What you are asked to do:
Exclude the pictures, then repeat the remaining data exactly.

Dataset section:
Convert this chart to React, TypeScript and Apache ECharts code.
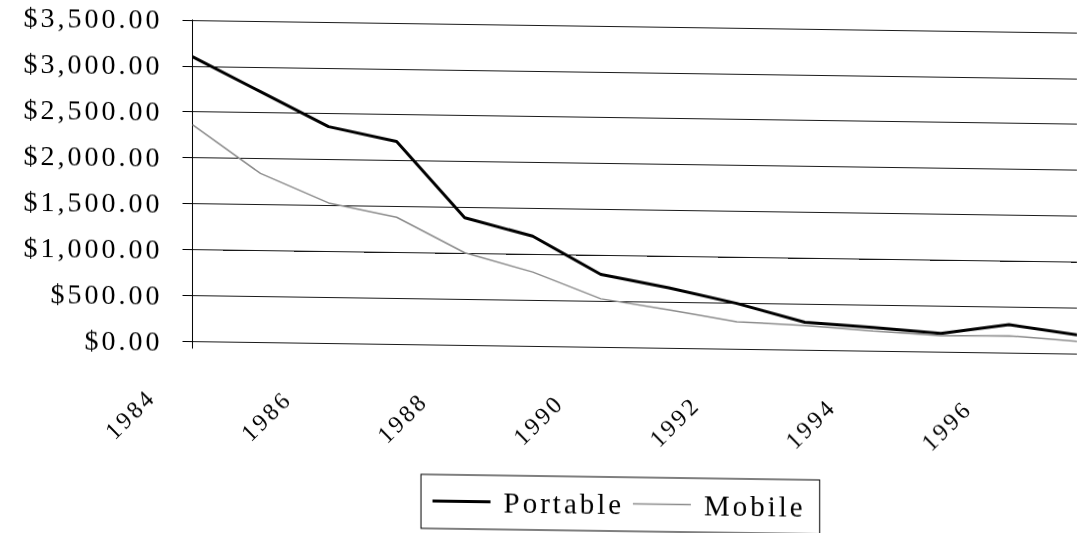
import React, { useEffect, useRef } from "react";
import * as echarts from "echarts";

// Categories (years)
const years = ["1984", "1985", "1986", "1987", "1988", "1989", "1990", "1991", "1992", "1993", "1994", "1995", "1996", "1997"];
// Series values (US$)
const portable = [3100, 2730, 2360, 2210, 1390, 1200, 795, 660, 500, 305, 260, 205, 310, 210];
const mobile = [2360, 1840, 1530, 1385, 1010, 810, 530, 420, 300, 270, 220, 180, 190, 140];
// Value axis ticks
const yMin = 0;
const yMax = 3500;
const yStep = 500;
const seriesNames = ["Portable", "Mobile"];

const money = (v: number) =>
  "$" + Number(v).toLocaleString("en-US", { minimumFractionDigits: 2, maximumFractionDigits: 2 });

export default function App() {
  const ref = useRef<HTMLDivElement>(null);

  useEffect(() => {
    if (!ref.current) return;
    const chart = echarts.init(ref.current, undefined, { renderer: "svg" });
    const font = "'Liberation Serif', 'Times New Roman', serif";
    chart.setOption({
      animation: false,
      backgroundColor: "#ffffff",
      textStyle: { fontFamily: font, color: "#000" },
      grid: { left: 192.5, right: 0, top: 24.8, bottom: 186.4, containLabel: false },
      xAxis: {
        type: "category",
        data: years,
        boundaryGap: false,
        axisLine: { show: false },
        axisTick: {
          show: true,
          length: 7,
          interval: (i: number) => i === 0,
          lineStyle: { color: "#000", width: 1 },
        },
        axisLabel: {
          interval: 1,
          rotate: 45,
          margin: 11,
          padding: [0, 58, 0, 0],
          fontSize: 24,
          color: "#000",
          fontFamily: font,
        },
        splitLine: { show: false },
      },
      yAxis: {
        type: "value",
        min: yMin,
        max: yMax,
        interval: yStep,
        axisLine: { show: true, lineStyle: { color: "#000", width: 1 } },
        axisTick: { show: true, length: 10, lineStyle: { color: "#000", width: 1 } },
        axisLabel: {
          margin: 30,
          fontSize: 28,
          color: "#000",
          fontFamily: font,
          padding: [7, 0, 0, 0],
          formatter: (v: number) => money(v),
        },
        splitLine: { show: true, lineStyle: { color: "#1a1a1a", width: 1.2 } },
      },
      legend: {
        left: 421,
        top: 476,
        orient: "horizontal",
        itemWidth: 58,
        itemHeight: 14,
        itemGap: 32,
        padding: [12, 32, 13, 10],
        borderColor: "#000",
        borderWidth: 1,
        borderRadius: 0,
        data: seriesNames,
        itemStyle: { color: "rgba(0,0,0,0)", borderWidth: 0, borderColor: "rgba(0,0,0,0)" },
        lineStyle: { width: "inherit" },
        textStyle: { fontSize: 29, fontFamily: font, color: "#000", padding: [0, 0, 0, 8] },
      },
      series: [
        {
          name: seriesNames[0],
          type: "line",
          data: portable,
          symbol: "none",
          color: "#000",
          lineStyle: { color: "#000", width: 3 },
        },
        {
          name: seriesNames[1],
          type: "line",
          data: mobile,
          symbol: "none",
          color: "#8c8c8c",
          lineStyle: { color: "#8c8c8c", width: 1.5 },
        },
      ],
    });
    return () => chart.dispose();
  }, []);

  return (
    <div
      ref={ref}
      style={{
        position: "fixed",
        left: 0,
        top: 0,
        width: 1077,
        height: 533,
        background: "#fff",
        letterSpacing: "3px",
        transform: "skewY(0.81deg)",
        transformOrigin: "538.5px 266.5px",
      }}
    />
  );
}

Written answer:
Convert this chart to React, TypeScript and Apache ECharts code.
import React, { useEffect, useRef } from "react";
import * as echarts from "echarts";

// Categories (years)
const years = ["1984", "1985", "1986", "1987", "1988", "1989", "1990", "1991", "1992", "1993", "1994", "1995", "1996", "1997"];
// Series values (US$)
const portable = [3100, 2730, 2360, 2210, 1390, 1200, 795, 660, 500, 305, 260, 205, 310, 210];
const mobile = [2360, 1840, 1530, 1385, 1010, 810, 530, 420, 300, 270, 220, 180, 190, 140];
// Value axis ticks
const yMin = 0;
const yMax = 3500;
const yStep = 500;
const seriesNames = ["Portable", "Mobile"];

const money = (v: number) =>
  "$" + Number(v).toLocaleString("en-US", { minimumFractionDigits: 2, maximumFractionDigits: 2 });

export default function App() {
  const ref = useRef<HTMLDivElement>(null);

  useEffect(() => {
    if (!ref.current) return;
    const chart = echarts.init(ref.current, undefined, { renderer: "svg" });
    const font = "'Liberation Serif', 'Times New Roman', serif";
    chart.setOption({
      animation: false,
      backgroundColor: "#ffffff",
      textStyle: { fontFamily: font, color: "#000" },
      grid: { left: 192.5, right: 0, top: 24.8, bottom: 186.4, containLabel: false },
      xAxis: {
        type: "category",
        data: years,
        boundaryGap: false,
        axisLine: { show: false },
        axisTick: {
          show: true,
          length: 7,
          interval: (i: number) => i === 0,
          lineStyle: { color: "#000", width: 1 },
        },
        axisLabel: {
          interval: 1,
          rotate: 45,
          margin: 11,
          padding: [0, 58, 0, 0],
          fontSize: 24,
          color: "#000",
          fontFamily: font,
        },
        splitLine: { show: false },
      },
      yAxis: {
        type: "value",
        min: yMin,
        max: yMax,
        interval: yStep,
        axisLine: { show: true, lineStyle: { color: "#000", width: 1 } },
        axisTick: { show: true, length: 10, lineStyle: { color: "#000", width: 1 } },
        axisLabel: {
          margin: 30,
          fontSize: 28,
          color: "#000",
          fontFamily: font,
          padding: [7, 0, 0, 0],
          formatter: (v: number) => money(v),
        },
        splitLine: { show: true, lineStyle: { color: "#1a1a1a", width: 1.2 } },
      },
      legend: {
        left: 421,
        top: 476,
        orient: "horizontal",
        itemWidth: 58,
        itemHeight: 14,
        itemGap: 32,
        padding: [12, 32, 13, 10],
        borderColor: "#000",
        borderWidth: 1,
        borderRadius: 0,
        data: seriesNames,
        itemStyle: { color: "rgba(0,0,0,0)", borderWidth: 0, borderColor: "rgba(0,0,0,0)" },
        lineStyle: { width: "inherit" },
        textStyle: { fontSize: 29, fontFamily: font, color: "#000", padding: [0, 0, 0, 8] },
      },
      series: [
        {
          name: seriesNames[0],
          type: "line",
          data: portable,
          symbol: "none",
          color: "#000",
          lineStyle: { color: "#000", width: 3 },
        },
        {
          name: seriesNames[1],
          type: "line",
          data: mobile,
          symbol: "none",
          color: "#8c8c8c",
          lineStyle: { color: "#8c8c8c", width: 1.5 },
        },
      ],
    });
    return () => chart.dispose();
  }, []);

  return (
    <div
      ref={ref}
      style={{
        position: "fixed",
        left: 0,
        top: 0,
        width: 1077,
        height: 533,
        background: "#fff",
        letterSpacing: "3px",
        transform: "skewY(0.81deg)",
        transformOrigin: "538.5px 266.5px",
      }}
    />
  );
}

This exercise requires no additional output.